El león midió otra vez el terreno. Si rugía, perdía. Si mentía, perdía peor. Si negociaba, perdía algún elemento que hasta hace dos semanas creía invulnerable: la invencibilidad.
—¿Cuánto? —cedió—. ¿Qué tiempo?
—Veinticuatro horas para escoger escenario —dijo Mariana—. Y no voy a discutir el reloj. No soy tu comité de crisis.
Hubo un instante en que el viejo reflejo quiso imponerse: torcer el tiempo, comprar voluntades con encanto, anudar el tema con brillantina verbal. No funcionaría. La reina no se había movido en diagonal: había cruzado el tablero limpio, recto, sin titubeos.

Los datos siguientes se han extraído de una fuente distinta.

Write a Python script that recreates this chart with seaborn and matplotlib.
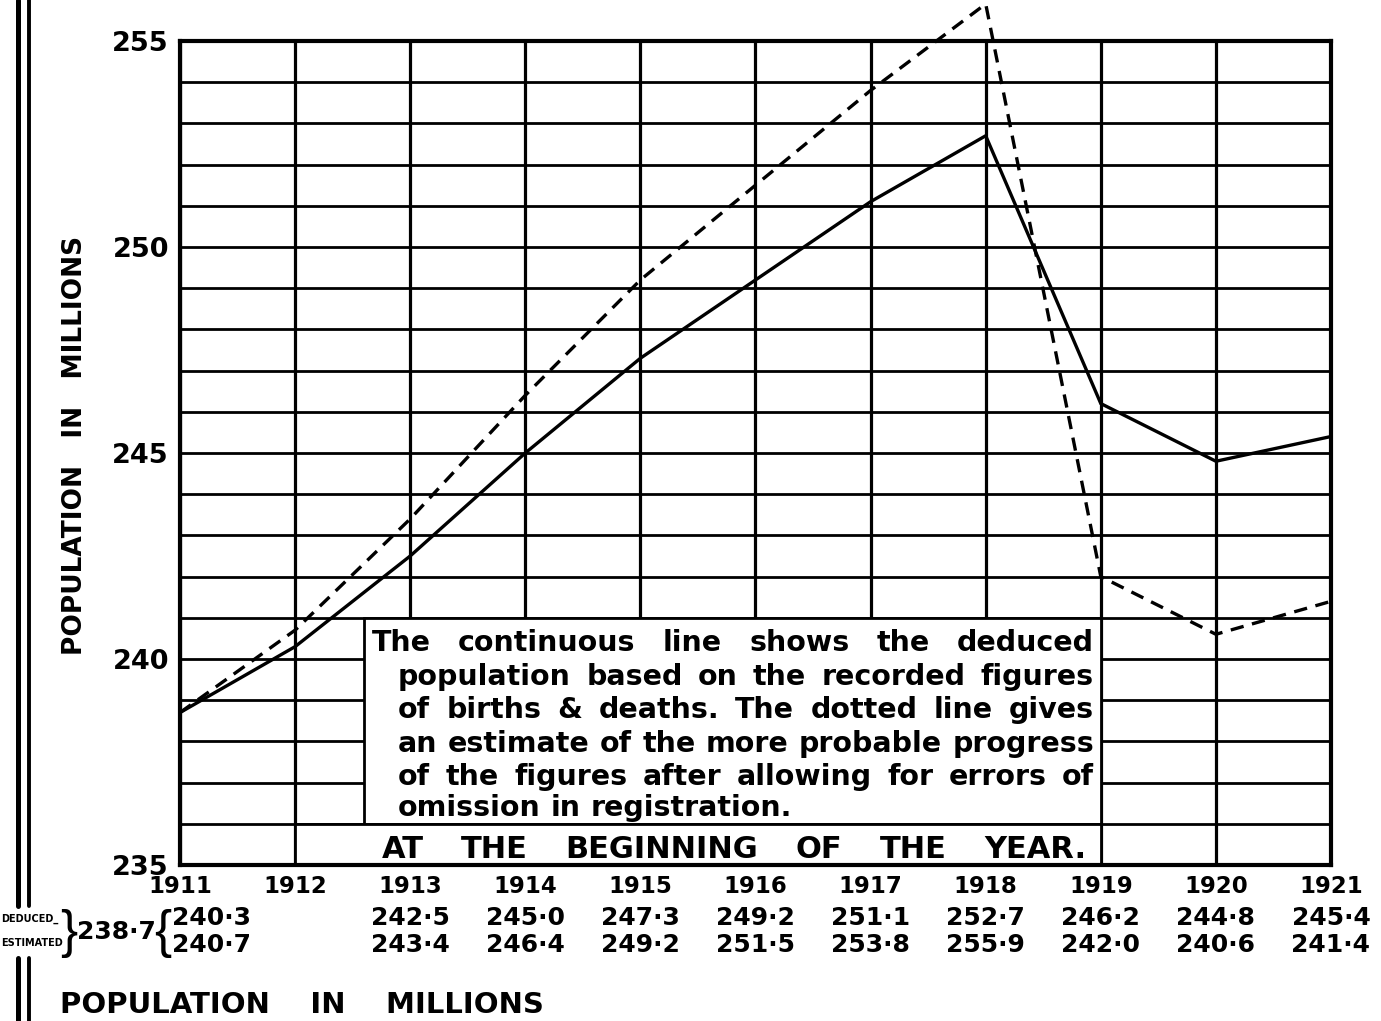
import matplotlib
matplotlib.use("Agg")
import matplotlib.pyplot as plt
import numpy as np
import pandas as pd
import seaborn as sns
from matplotlib.patches import Rectangle
from matplotlib.lines import Line2D

# ---------------- data ----------------
years = [1911, 1912, 1913, 1914, 1915, 1916, 1917, 1918, 1919, 1920, 1921]
deduced = [238.7, 240.3, 242.5, 245.0, 247.3, 249.2, 251.1, 252.7, 246.2, 244.8, 245.4]
estimated = [238.7, 240.7, 243.4, 246.4, 249.2, 251.5, 253.8, 255.9, 242.0, 240.6, 241.4]
deduced_labels = ["238·7", "240·3", "242·5", "245·0", "247·3", "249·2",
                  "251·1", "252·7", "246·2", "244·8", "245·4"]
estimated_labels = ["238·7", "240·7", "243·4", "246·4", "249·2", "251·5",
                    "253·8", "255·9", "242·0", "240·6", "241·4"]
y_tick_values = [235, 240, 245, 250, 255]
note_lines = [
    "The continuous line shows the deduced",
    "population based on the recorded figures",
    "of births & deaths.  The dotted line gives",
    "an estimate of the more probable progress",
    "of the figures after allowing for errors of",
    "omission in registration.",
]
footer_text = "AT THE BEGINNING OF THE YEAR."
axis_title = "POPULATION   IN   MILLIONS"
bottom_title = "POPULATION    IN    MILLIONS"

# ---------------- style ----------------
sns.set_style("white")
plt.rcParams["font.family"] = ["DejaVu Sans"]
plt.rcParams["font.weight"] = "bold"
for key in ["text.color", "xtick.color", "ytick.color", "axes.labelcolor",
            "axes.edgecolor"]:
    plt.rcParams[key] = "black"

W, H = 1381, 1021
fig = plt.figure(figsize=(W / 100, H / 100), dpi=100)
fig.patch.set_facecolor("white")

AX_L, AX_R, AX_T, AX_B = 180, 1331, 41, 865
ax = fig.add_axes([AX_L / W, 1 - AX_B / H, (AX_R - AX_L) / W, (AX_B - AX_T) / H])

df = pd.DataFrame({
    "year": years + years,
    "population": deduced + estimated,
    "series": ["Deduced"] * len(years) + ["Estimated"] * len(years),
})
sns.lineplot(data=df, x="year", y="population", style="series",
             dashes={"Deduced": "", "Estimated": (4, 2.6)},
             color="black", linewidth=2.4, legend=False, ax=ax, zorder=3)
for ln in ax.lines:
    ln.set_clip_on(False)
    ln.set_solid_joinstyle("miter")

ax.set_xlim(years[0], years[-1])
ax.set_ylim(235, 255)
ax.set_xticks(years)
ax.set_xticklabels([str(y) for y in years], fontsize=16.5, fontweight="bold")
ax.set_yticks(y_tick_values)
ax.set_yticklabels([str(v) for v in y_tick_values], fontsize=19.5, fontweight="bold")
ax.set_yticks(np.arange(235, 256, 1), minor=True)
ax.tick_params(axis="both", which="both", length=0)
ax.tick_params(axis="y", pad=8)
ax.tick_params(axis="x", pad=7)
ax.set_axisbelow(True)
ax.grid(True, axis="y", which="both", color="black", linewidth=2.0)
ax.grid(True, axis="x", which="major", color="black", linewidth=2.3)
for sp in ax.spines.values():
    sp.set_color("black")
    sp.set_linewidth(3)
ax.set_xlabel("")
ax.set_ylabel("")

# note box and footer row (white cells covering the grid)
ax.add_patch(Rectangle((1912.6, 236), 1919 - 1912.6, 5, facecolor="white",
                       edgecolor="black", linewidth=2.0, zorder=1.5))
ax.add_patch(Rectangle((1912, 235), 7, 1, facecolor="white",
                       edgecolor="black", linewidth=2.0, zorder=1.5))

# value rows under the year labels
xt = ax.get_xaxis_transform()


def ya(px):
    return (AX_B - px) / (AX_B - AX_T)


ROW1, ROW2, MID = 918, 945, 932
VAL_SIZE = 18
for i in range(2, len(years)):
    ax.text(years[i], ya(ROW1), deduced_labels[i], transform=xt, ha="center",
            va="center", fontsize=VAL_SIZE, fontweight="bold")
    ax.text(years[i], ya(ROW2), estimated_labels[i], transform=xt, ha="center",
            va="center", fontsize=VAL_SIZE, fontweight="bold")
ax.text(1911.27, ya(ROW1), deduced_labels[1], transform=xt, ha="center",
        va="center", fontsize=VAL_SIZE, fontweight="bold")
ax.text(1911.27, ya(ROW2), estimated_labels[1], transform=xt, ha="center",
        va="center", fontsize=VAL_SIZE, fontweight="bold")
ax.text(1910.445, ya(MID), deduced_labels[0], transform=xt, ha="center",
        va="center", fontsize=VAL_SIZE, fontweight="bold")


def fx(px):
    return px / W


def fy(py):
    return 1 - py / H


# braces & row names
fig.text(fx(69), fy(MID + 1), "}", ha="center", va="center", fontsize=37,
         fontweight="normal", family=["Liberation Sans", "DejaVu Sans"])
fig.text(fx(163), fy(MID + 1), "{", ha="center", va="center", fontsize=37,
         fontweight="normal", family=["Liberation Sans", "DejaVu Sans"])
fig.text(fx(1), fy(ROW1 + 1), "DEDUCED_", ha="left", va="center", fontsize=7,
         fontweight="bold")
fig.text(fx(1), fy(ROW2 - 2), "ESTIMATED", ha="left", va="center", fontsize=7,
         fontweight="bold")

# axis titles
fig.text(fx(75), fy(445), axis_title, rotation=90, ha="center", va="center",
         fontsize=19, fontweight="bold")
fig.text(fx(60), fy(1005), bottom_title, ha="left", va="center",
         fontsize=21, fontweight="bold")

# page border lines at far left (interrupted by the row names)
for xpx, lw in [(18, 3.6), (29, 2.8)]:
    for y0, y1 in [(0, 906), (958, H)]:
        fig.add_artist(Line2D([fx(xpx), fx(xpx)], [fy(y0), fy(y1)], color="black",
                              linewidth=lw, transform=fig.transFigure))

# justified text helper
fig.canvas.draw()
renderer = fig.canvas.get_renderer()


def justified(line, x0, x1, ypx, size, justify=True):
    words = line.split()
    objs = [fig.text(0, 0, w, fontsize=size, fontweight="bold", ha="left",
                     va="center") for w in words]
    widths = [o.get_window_extent(renderer).width for o in objs]
    if justify and len(words) > 1:
        gap = (x1 - x0 - sum(widths)) / (len(words) - 1)
    else:
        sp = fig.text(0, 0, "a a", fontsize=size, fontweight="bold")
        aa = fig.text(0, 0, "aa", fontsize=size, fontweight="bold")
        gap = sp.get_window_extent(renderer).width - aa.get_window_extent(renderer).width
        sp.remove()
        aa.remove()
    x = x0
    for o, w in zip(objs, widths):
        o.set_position((fx(x), fy(ypx)))
        x += w + gap


NOTE_SIZE = 20.5
note_y = [643, 677, 710, 744, 777, 808]
for k, (line, yy) in enumerate(zip(note_lines, note_y)):
    left = 372 if k == 0 else 398
    justified(line, left, 1094, yy, NOTE_SIZE, justify=(k < len(note_lines) - 1))

justified(footer_text, 382, 1086, 849, 22)

fig.savefig("out.png", dpi=100, facecolor="white")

Adrián pensó en sus hijos. Pensó en su apellido. Pensó en Gala, sí, en esa sensación de potencia pura. Pensó en sí mismo, sobre todo en sí mismo: el hombre que se fabricó una biografía impecable. ¿De qué estaba hecho su orgullo si lo sometía a una plaza pública?
—Si elijo quedarme, ¿me crees? —preguntó despacio, y la pregunta le dolió como confesión.
Mariana sostuvo la mirada. —No hoy. Tal vez con el tiempo. Tal vez no. El creer ya no depende de ti. Dependerá de lo que haga con lo que me hiciste. Y de si, cuando te vea, no la veo a ella en tus ojos.
Fue un golpe hondo, de esos que no se ven. Adrián bajó la cabeza un segundo. El león no supo si asomaba el hombre o el niño que aprendió a disociar el orgullo de la vergüenza. Volvió a sentarse.
—Y si elijo… seguir —se escuchó decir, con una calma que lo espantó—, ¿qué pasa contigo?